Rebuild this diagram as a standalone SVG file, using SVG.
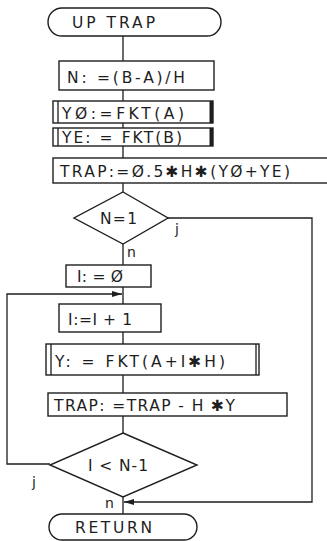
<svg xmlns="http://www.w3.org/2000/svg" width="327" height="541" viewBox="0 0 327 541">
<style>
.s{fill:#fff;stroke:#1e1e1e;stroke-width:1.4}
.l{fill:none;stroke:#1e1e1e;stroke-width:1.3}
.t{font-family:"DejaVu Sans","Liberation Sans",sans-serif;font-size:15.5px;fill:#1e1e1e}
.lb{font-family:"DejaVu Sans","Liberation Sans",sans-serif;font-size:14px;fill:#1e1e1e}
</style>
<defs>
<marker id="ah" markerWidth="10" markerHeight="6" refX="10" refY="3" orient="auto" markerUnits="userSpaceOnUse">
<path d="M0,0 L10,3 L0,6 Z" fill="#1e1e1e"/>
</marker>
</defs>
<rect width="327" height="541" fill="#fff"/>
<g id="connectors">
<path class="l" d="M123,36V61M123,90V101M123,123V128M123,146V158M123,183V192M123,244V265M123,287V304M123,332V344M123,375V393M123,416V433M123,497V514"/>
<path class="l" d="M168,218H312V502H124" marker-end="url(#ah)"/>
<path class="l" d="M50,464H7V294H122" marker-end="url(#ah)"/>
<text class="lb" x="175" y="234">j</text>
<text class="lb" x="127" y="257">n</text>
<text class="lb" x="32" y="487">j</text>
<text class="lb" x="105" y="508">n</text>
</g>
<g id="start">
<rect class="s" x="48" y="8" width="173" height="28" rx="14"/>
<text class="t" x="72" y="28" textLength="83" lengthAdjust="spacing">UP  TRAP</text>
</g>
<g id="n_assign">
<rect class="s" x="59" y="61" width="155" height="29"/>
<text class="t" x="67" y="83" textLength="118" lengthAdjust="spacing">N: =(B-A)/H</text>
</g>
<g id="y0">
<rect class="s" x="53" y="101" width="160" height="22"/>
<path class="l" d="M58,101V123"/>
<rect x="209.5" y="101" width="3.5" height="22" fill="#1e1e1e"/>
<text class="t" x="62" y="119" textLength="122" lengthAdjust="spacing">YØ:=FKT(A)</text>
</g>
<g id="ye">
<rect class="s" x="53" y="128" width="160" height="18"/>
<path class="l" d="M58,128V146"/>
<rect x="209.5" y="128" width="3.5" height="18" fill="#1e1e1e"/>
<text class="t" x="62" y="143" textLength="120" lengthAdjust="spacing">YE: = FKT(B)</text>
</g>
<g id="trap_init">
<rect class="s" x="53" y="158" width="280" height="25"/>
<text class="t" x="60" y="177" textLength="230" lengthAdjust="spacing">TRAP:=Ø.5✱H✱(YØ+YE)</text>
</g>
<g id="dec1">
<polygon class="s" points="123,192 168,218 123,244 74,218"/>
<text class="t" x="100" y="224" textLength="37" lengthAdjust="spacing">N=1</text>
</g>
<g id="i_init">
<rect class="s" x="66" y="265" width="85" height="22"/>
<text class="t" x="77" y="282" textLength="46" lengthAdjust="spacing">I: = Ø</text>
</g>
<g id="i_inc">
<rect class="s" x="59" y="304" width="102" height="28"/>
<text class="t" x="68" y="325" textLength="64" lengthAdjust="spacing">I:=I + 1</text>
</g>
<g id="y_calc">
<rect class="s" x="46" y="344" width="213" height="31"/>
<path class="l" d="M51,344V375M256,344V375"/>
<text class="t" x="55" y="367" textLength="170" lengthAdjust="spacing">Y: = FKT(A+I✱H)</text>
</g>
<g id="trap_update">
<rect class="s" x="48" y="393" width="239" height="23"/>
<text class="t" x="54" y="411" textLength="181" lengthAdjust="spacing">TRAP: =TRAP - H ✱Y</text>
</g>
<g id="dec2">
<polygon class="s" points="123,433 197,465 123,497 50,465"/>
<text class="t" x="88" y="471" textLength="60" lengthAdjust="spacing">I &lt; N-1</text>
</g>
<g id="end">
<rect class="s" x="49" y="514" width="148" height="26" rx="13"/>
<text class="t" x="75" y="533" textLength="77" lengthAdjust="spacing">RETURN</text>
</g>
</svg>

### Instructions to follow
Set the listing down in full and exactly. Pictures within it should not appear in the copy.

### Solution for this task
Rebuild this diagram as a standalone SVG file, using SVG.
<svg xmlns="http://www.w3.org/2000/svg" width="327" height="541" viewBox="0 0 327 541">
<style>
.s{fill:#fff;stroke:#1e1e1e;stroke-width:1.4}
.l{fill:none;stroke:#1e1e1e;stroke-width:1.3}
.t{font-family:"DejaVu Sans","Liberation Sans",sans-serif;font-size:15.5px;fill:#1e1e1e}
.lb{font-family:"DejaVu Sans","Liberation Sans",sans-serif;font-size:14px;fill:#1e1e1e}
</style>
<defs>
<marker id="ah" markerWidth="10" markerHeight="6" refX="10" refY="3" orient="auto" markerUnits="userSpaceOnUse">
<path d="M0,0 L10,3 L0,6 Z" fill="#1e1e1e"/>
</marker>
</defs>
<rect width="327" height="541" fill="#fff"/>
<g id="connectors">
<path class="l" d="M123,36V61M123,90V101M123,123V128M123,146V158M123,183V192M123,244V265M123,287V304M123,332V344M123,375V393M123,416V433M123,497V514"/>
<path class="l" d="M168,218H312V502H124" marker-end="url(#ah)"/>
<path class="l" d="M50,464H7V294H122" marker-end="url(#ah)"/>
<text class="lb" x="175" y="234">j</text>
<text class="lb" x="127" y="257">n</text>
<text class="lb" x="32" y="487">j</text>
<text class="lb" x="105" y="508">n</text>
</g>
<g id="start">
<rect class="s" x="48" y="8" width="173" height="28" rx="14"/>
<text class="t" x="72" y="28" textLength="83" lengthAdjust="spacing">UP  TRAP</text>
</g>
<g id="n_assign">
<rect class="s" x="59" y="61" width="155" height="29"/>
<text class="t" x="67" y="83" textLength="118" lengthAdjust="spacing">N: =(B-A)/H</text>
</g>
<g id="y0">
<rect class="s" x="53" y="101" width="160" height="22"/>
<path class="l" d="M58,101V123"/>
<rect x="209.5" y="101" width="3.5" height="22" fill="#1e1e1e"/>
<text class="t" x="62" y="119" textLength="122" lengthAdjust="spacing">YØ:=FKT(A)</text>
</g>
<g id="ye">
<rect class="s" x="53" y="128" width="160" height="18"/>
<path class="l" d="M58,128V146"/>
<rect x="209.5" y="128" width="3.5" height="18" fill="#1e1e1e"/>
<text class="t" x="62" y="143" textLength="120" lengthAdjust="spacing">YE: = FKT(B)</text>
</g>
<g id="trap_init">
<rect class="s" x="53" y="158" width="280" height="25"/>
<text class="t" x="60" y="177" textLength="230" lengthAdjust="spacing">TRAP:=Ø.5✱H✱(YØ+YE)</text>
</g>
<g id="dec1">
<polygon class="s" points="123,192 168,218 123,244 74,218"/>
<text class="t" x="100" y="224" textLength="37" lengthAdjust="spacing">N=1</text>
</g>
<g id="i_init">
<rect class="s" x="66" y="265" width="85" height="22"/>
<text class="t" x="77" y="282" textLength="46" lengthAdjust="spacing">I: = Ø</text>
</g>
<g id="i_inc">
<rect class="s" x="59" y="304" width="102" height="28"/>
<text class="t" x="68" y="325" textLength="64" lengthAdjust="spacing">I:=I + 1</text>
</g>
<g id="y_calc">
<rect class="s" x="46" y="344" width="213" height="31"/>
<path class="l" d="M51,344V375M256,344V375"/>
<text class="t" x="55" y="367" textLength="170" lengthAdjust="spacing">Y: = FKT(A+I✱H)</text>
</g>
<g id="trap_update">
<rect class="s" x="48" y="393" width="239" height="23"/>
<text class="t" x="54" y="411" textLength="181" lengthAdjust="spacing">TRAP: =TRAP - H ✱Y</text>
</g>
<g id="dec2">
<polygon class="s" points="123,433 197,465 123,497 50,465"/>
<text class="t" x="88" y="471" textLength="60" lengthAdjust="spacing">I &lt; N-1</text>
</g>
<g id="end">
<rect class="s" x="49" y="514" width="148" height="26" rx="13"/>
<text class="t" x="75" y="533" textLength="77" lengthAdjust="spacing">RETURN</text>
</g>
</svg>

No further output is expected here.